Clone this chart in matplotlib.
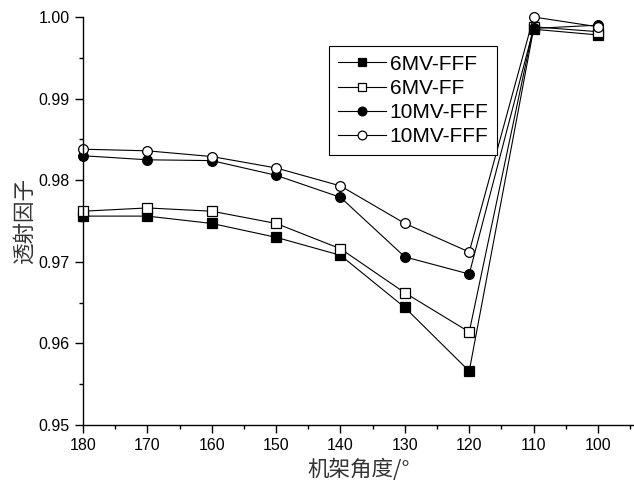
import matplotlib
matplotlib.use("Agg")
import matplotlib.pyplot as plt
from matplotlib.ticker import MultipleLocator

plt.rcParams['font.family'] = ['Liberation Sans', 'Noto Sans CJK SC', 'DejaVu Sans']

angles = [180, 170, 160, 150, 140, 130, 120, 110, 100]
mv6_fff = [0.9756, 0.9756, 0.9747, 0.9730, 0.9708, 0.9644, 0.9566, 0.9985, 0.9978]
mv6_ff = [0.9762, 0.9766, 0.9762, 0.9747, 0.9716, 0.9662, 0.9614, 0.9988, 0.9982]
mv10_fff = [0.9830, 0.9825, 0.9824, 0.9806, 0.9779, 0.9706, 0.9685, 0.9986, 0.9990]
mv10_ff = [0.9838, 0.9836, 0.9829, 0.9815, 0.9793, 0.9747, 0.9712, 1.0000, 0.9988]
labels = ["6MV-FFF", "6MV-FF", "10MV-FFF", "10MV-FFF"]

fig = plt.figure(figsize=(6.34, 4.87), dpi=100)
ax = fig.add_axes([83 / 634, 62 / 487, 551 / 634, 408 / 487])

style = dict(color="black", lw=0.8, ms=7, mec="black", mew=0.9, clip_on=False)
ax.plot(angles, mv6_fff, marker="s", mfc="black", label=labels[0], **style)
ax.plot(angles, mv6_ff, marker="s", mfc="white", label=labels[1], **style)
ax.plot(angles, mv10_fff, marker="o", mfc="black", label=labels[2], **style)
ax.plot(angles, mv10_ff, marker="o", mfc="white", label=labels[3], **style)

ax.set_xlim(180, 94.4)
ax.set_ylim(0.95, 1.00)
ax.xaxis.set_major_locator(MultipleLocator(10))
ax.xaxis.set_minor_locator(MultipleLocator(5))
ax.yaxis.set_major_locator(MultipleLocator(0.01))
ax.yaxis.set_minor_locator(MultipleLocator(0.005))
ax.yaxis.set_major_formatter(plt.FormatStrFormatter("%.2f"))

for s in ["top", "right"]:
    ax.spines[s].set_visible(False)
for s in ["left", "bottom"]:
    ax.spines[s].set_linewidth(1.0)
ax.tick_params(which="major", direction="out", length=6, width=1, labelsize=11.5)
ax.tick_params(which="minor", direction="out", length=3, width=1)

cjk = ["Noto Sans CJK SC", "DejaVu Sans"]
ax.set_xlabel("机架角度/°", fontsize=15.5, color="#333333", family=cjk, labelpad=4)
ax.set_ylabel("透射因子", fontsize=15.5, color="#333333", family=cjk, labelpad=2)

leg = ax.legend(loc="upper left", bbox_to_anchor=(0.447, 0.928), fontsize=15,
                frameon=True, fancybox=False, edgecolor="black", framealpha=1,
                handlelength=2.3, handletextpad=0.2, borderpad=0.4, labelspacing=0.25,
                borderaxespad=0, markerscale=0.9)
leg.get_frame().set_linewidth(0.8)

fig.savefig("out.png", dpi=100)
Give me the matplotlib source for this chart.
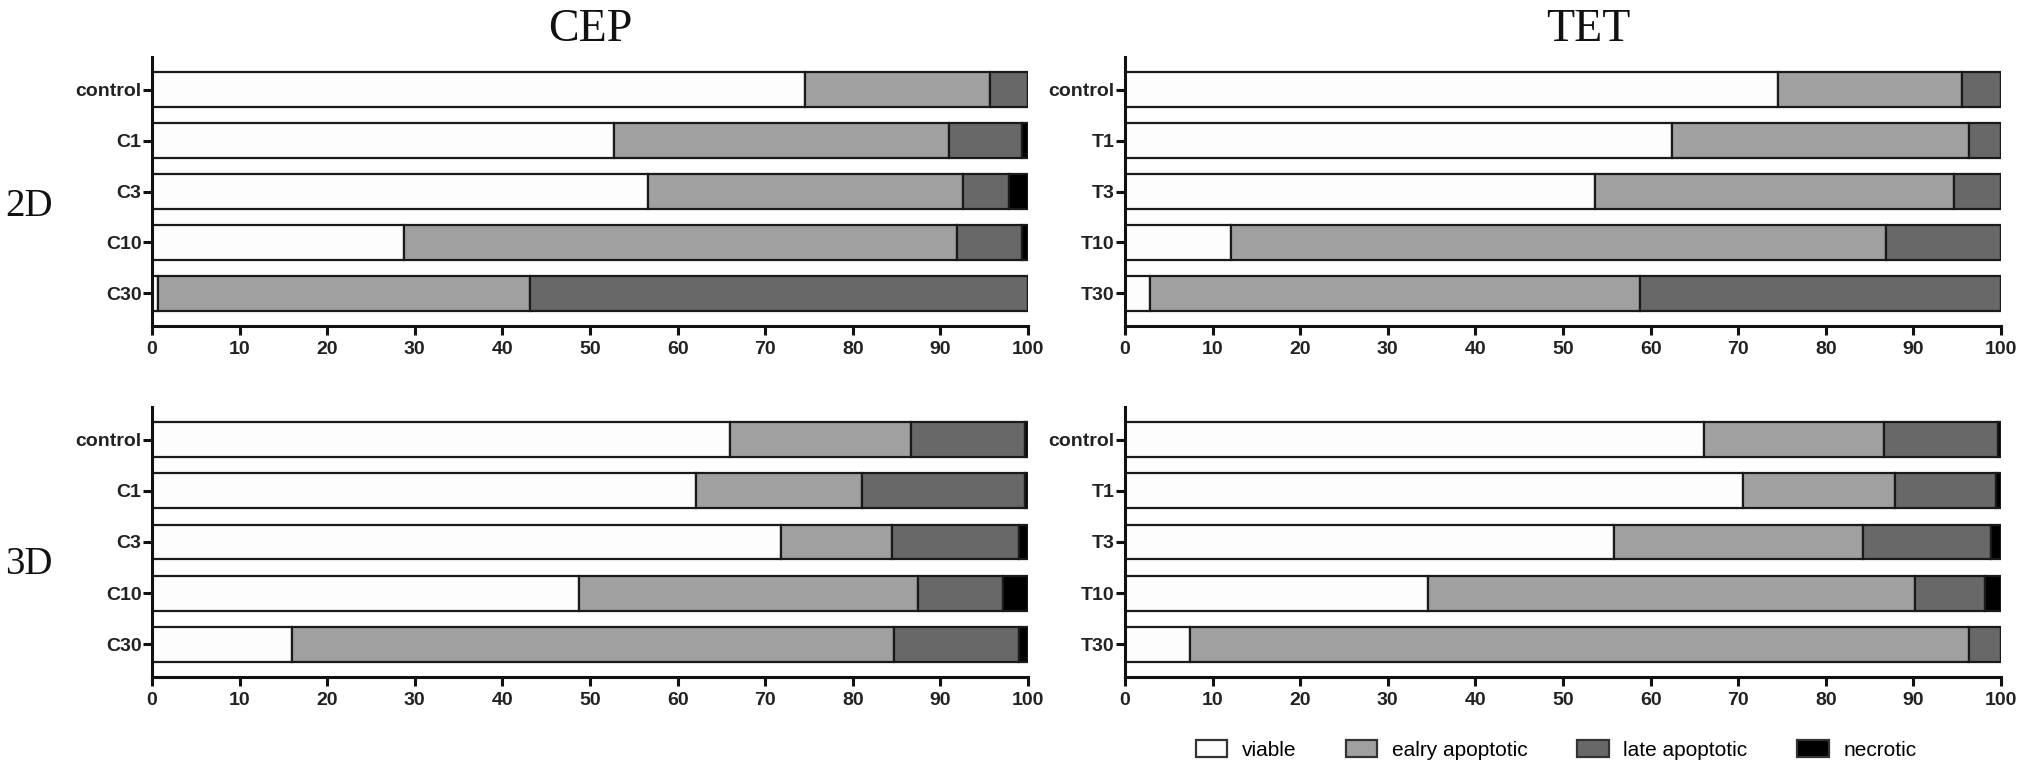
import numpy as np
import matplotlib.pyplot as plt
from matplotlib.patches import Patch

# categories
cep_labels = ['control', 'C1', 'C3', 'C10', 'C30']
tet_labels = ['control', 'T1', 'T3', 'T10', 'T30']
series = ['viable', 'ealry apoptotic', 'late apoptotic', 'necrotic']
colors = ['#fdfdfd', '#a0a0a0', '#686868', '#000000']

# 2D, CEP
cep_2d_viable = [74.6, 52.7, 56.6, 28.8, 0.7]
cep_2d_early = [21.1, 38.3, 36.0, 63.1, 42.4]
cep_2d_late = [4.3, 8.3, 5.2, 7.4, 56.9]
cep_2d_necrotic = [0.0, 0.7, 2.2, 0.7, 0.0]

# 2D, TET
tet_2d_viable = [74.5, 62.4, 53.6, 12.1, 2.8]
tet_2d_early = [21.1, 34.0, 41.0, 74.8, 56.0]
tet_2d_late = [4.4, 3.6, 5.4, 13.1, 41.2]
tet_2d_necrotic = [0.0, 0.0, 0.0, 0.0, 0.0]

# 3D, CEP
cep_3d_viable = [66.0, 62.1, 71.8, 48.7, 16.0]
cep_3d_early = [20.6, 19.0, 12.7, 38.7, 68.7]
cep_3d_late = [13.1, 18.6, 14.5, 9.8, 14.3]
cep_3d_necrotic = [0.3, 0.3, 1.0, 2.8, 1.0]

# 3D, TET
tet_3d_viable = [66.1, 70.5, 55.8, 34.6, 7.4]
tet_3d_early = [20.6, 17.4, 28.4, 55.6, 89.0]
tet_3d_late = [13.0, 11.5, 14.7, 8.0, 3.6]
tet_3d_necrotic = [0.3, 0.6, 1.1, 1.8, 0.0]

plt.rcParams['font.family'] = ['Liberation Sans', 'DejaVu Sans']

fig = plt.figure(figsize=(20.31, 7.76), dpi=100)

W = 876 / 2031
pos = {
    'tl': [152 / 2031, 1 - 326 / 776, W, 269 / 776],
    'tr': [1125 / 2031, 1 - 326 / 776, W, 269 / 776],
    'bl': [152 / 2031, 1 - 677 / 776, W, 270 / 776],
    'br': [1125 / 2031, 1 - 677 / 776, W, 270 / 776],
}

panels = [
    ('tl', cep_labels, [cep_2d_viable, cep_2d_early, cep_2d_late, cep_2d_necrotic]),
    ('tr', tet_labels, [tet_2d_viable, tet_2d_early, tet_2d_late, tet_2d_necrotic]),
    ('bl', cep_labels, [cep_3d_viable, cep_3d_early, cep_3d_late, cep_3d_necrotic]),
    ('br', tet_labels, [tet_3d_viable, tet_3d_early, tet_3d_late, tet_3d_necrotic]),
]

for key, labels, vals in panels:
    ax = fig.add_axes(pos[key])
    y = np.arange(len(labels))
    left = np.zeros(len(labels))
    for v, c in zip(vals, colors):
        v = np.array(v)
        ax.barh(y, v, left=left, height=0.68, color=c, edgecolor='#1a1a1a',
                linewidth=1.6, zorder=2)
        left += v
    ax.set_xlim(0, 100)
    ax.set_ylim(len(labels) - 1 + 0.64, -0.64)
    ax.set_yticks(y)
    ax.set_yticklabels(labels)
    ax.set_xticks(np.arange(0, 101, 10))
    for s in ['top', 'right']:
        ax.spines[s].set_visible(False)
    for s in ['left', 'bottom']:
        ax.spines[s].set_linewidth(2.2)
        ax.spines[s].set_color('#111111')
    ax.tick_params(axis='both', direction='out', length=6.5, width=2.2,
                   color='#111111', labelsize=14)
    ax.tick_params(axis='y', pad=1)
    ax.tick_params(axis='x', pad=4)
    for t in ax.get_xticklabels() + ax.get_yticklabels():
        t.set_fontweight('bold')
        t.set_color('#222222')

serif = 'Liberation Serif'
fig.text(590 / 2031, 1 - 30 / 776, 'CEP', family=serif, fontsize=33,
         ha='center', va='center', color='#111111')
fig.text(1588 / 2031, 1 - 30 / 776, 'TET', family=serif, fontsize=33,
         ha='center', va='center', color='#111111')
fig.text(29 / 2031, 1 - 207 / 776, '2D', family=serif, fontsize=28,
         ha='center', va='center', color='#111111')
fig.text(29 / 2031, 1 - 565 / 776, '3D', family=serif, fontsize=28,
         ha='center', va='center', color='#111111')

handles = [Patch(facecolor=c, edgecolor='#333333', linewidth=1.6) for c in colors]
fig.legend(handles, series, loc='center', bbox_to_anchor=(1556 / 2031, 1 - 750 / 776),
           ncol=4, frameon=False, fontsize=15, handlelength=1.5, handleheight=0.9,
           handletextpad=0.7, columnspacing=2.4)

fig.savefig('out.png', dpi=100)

☆ ☆ ☆ ☆ ☆

What this task involves: Reproduce every record word for word. The copy must contain no pictures.

Response:
Clone this chart in matplotlib.
import matplotlib
matplotlib.use("Agg")
import matplotlib.pyplot as plt
from matplotlib.ticker import MultipleLocator

plt.rcParams['font.family'] = ['Liberation Sans', 'Noto Sans CJK SC', 'DejaVu Sans']

angles = [180, 170, 160, 150, 140, 130, 120, 110, 100]
mv6_fff = [0.9756, 0.9756, 0.9747, 0.9730, 0.9708, 0.9644, 0.9566, 0.9985, 0.9978]
mv6_ff = [0.9762, 0.9766, 0.9762, 0.9747, 0.9716, 0.9662, 0.9614, 0.9988, 0.9982]
mv10_fff = [0.9830, 0.9825, 0.9824, 0.9806, 0.9779, 0.9706, 0.9685, 0.9986, 0.9990]
mv10_ff = [0.9838, 0.9836, 0.9829, 0.9815, 0.9793, 0.9747, 0.9712, 1.0000, 0.9988]
labels = ["6MV-FFF", "6MV-FF", "10MV-FFF", "10MV-FFF"]

fig = plt.figure(figsize=(6.34, 4.87), dpi=100)
ax = fig.add_axes([83 / 634, 62 / 487, 551 / 634, 408 / 487])

style = dict(color="black", lw=0.8, ms=7, mec="black", mew=0.9, clip_on=False)
ax.plot(angles, mv6_fff, marker="s", mfc="black", label=labels[0], **style)
ax.plot(angles, mv6_ff, marker="s", mfc="white", label=labels[1], **style)
ax.plot(angles, mv10_fff, marker="o", mfc="black", label=labels[2], **style)
ax.plot(angles, mv10_ff, marker="o", mfc="white", label=labels[3], **style)

ax.set_xlim(180, 94.4)
ax.set_ylim(0.95, 1.00)
ax.xaxis.set_major_locator(MultipleLocator(10))
ax.xaxis.set_minor_locator(MultipleLocator(5))
ax.yaxis.set_major_locator(MultipleLocator(0.01))
ax.yaxis.set_minor_locator(MultipleLocator(0.005))
ax.yaxis.set_major_formatter(plt.FormatStrFormatter("%.2f"))

for s in ["top", "right"]:
    ax.spines[s].set_visible(False)
for s in ["left", "bottom"]:
    ax.spines[s].set_linewidth(1.0)
ax.tick_params(which="major", direction="out", length=6, width=1, labelsize=11.5)
ax.tick_params(which="minor", direction="out", length=3, width=1)

cjk = ["Noto Sans CJK SC", "DejaVu Sans"]
ax.set_xlabel("机架角度/°", fontsize=15.5, color="#333333", family=cjk, labelpad=4)
ax.set_ylabel("透射因子", fontsize=15.5, color="#333333", family=cjk, labelpad=2)

leg = ax.legend(loc="upper left", bbox_to_anchor=(0.447, 0.928), fontsize=15,
                frameon=True, fancybox=False, edgecolor="black", framealpha=1,
                handlelength=2.3, handletextpad=0.2, borderpad=0.4, labelspacing=0.25,
                borderaxespad=0, markerscale=0.9)
leg.get_frame().set_linewidth(0.8)

fig.savefig("out.png", dpi=100)
Give me the matplotlib source for this chart.
import numpy as np
import matplotlib.pyplot as plt
from matplotlib.patches import Patch

# categories
cep_labels = ['control', 'C1', 'C3', 'C10', 'C30']
tet_labels = ['control', 'T1', 'T3', 'T10', 'T30']
series = ['viable', 'ealry apoptotic', 'late apoptotic', 'necrotic']
colors = ['#fdfdfd', '#a0a0a0', '#686868', '#000000']

# 2D, CEP
cep_2d_viable = [74.6, 52.7, 56.6, 28.8, 0.7]
cep_2d_early = [21.1, 38.3, 36.0, 63.1, 42.4]
cep_2d_late = [4.3, 8.3, 5.2, 7.4, 56.9]
cep_2d_necrotic = [0.0, 0.7, 2.2, 0.7, 0.0]

# 2D, TET
tet_2d_viable = [74.5, 62.4, 53.6, 12.1, 2.8]
tet_2d_early = [21.1, 34.0, 41.0, 74.8, 56.0]
tet_2d_late = [4.4, 3.6, 5.4, 13.1, 41.2]
tet_2d_necrotic = [0.0, 0.0, 0.0, 0.0, 0.0]

# 3D, CEP
cep_3d_viable = [66.0, 62.1, 71.8, 48.7, 16.0]
cep_3d_early = [20.6, 19.0, 12.7, 38.7, 68.7]
cep_3d_late = [13.1, 18.6, 14.5, 9.8, 14.3]
cep_3d_necrotic = [0.3, 0.3, 1.0, 2.8, 1.0]

# 3D, TET
tet_3d_viable = [66.1, 70.5, 55.8, 34.6, 7.4]
tet_3d_early = [20.6, 17.4, 28.4, 55.6, 89.0]
tet_3d_late = [13.0, 11.5, 14.7, 8.0, 3.6]
tet_3d_necrotic = [0.3, 0.6, 1.1, 1.8, 0.0]

plt.rcParams['font.family'] = ['Liberation Sans', 'DejaVu Sans']

fig = plt.figure(figsize=(20.31, 7.76), dpi=100)

W = 876 / 2031
pos = {
    'tl': [152 / 2031, 1 - 326 / 776, W, 269 / 776],
    'tr': [1125 / 2031, 1 - 326 / 776, W, 269 / 776],
    'bl': [152 / 2031, 1 - 677 / 776, W, 270 / 776],
    'br': [1125 / 2031, 1 - 677 / 776, W, 270 / 776],
}

panels = [
    ('tl', cep_labels, [cep_2d_viable, cep_2d_early, cep_2d_late, cep_2d_necrotic]),
    ('tr', tet_labels, [tet_2d_viable, tet_2d_early, tet_2d_late, tet_2d_necrotic]),
    ('bl', cep_labels, [cep_3d_viable, cep_3d_early, cep_3d_late, cep_3d_necrotic]),
    ('br', tet_labels, [tet_3d_viable, tet_3d_early, tet_3d_late, tet_3d_necrotic]),
]

for key, labels, vals in panels:
    ax = fig.add_axes(pos[key])
    y = np.arange(len(labels))
    left = np.zeros(len(labels))
    for v, c in zip(vals, colors):
        v = np.array(v)
        ax.barh(y, v, left=left, height=0.68, color=c, edgecolor='#1a1a1a',
                linewidth=1.6, zorder=2)
        left += v
    ax.set_xlim(0, 100)
    ax.set_ylim(len(labels) - 1 + 0.64, -0.64)
    ax.set_yticks(y)
    ax.set_yticklabels(labels)
    ax.set_xticks(np.arange(0, 101, 10))
    for s in ['top', 'right']:
        ax.spines[s].set_visible(False)
    for s in ['left', 'bottom']:
        ax.spines[s].set_linewidth(2.2)
        ax.spines[s].set_color('#111111')
    ax.tick_params(axis='both', direction='out', length=6.5, width=2.2,
                   color='#111111', labelsize=14)
    ax.tick_params(axis='y', pad=1)
    ax.tick_params(axis='x', pad=4)
    for t in ax.get_xticklabels() + ax.get_yticklabels():
        t.set_fontweight('bold')
        t.set_color('#222222')

serif = 'Liberation Serif'
fig.text(590 / 2031, 1 - 30 / 776, 'CEP', family=serif, fontsize=33,
         ha='center', va='center', color='#111111')
fig.text(1588 / 2031, 1 - 30 / 776, 'TET', family=serif, fontsize=33,
         ha='center', va='center', color='#111111')
fig.text(29 / 2031, 1 - 207 / 776, '2D', family=serif, fontsize=28,
         ha='center', va='center', color='#111111')
fig.text(29 / 2031, 1 - 565 / 776, '3D', family=serif, fontsize=28,
         ha='center', va='center', color='#111111')

handles = [Patch(facecolor=c, edgecolor='#333333', linewidth=1.6) for c in colors]
fig.legend(handles, series, loc='center', bbox_to_anchor=(1556 / 2031, 1 - 750 / 776),
           ncol=4, frameon=False, fontsize=15, handlelength=1.5, handleheight=0.9,
           handletextpad=0.7, columnspacing=2.4)

fig.savefig('out.png', dpi=100)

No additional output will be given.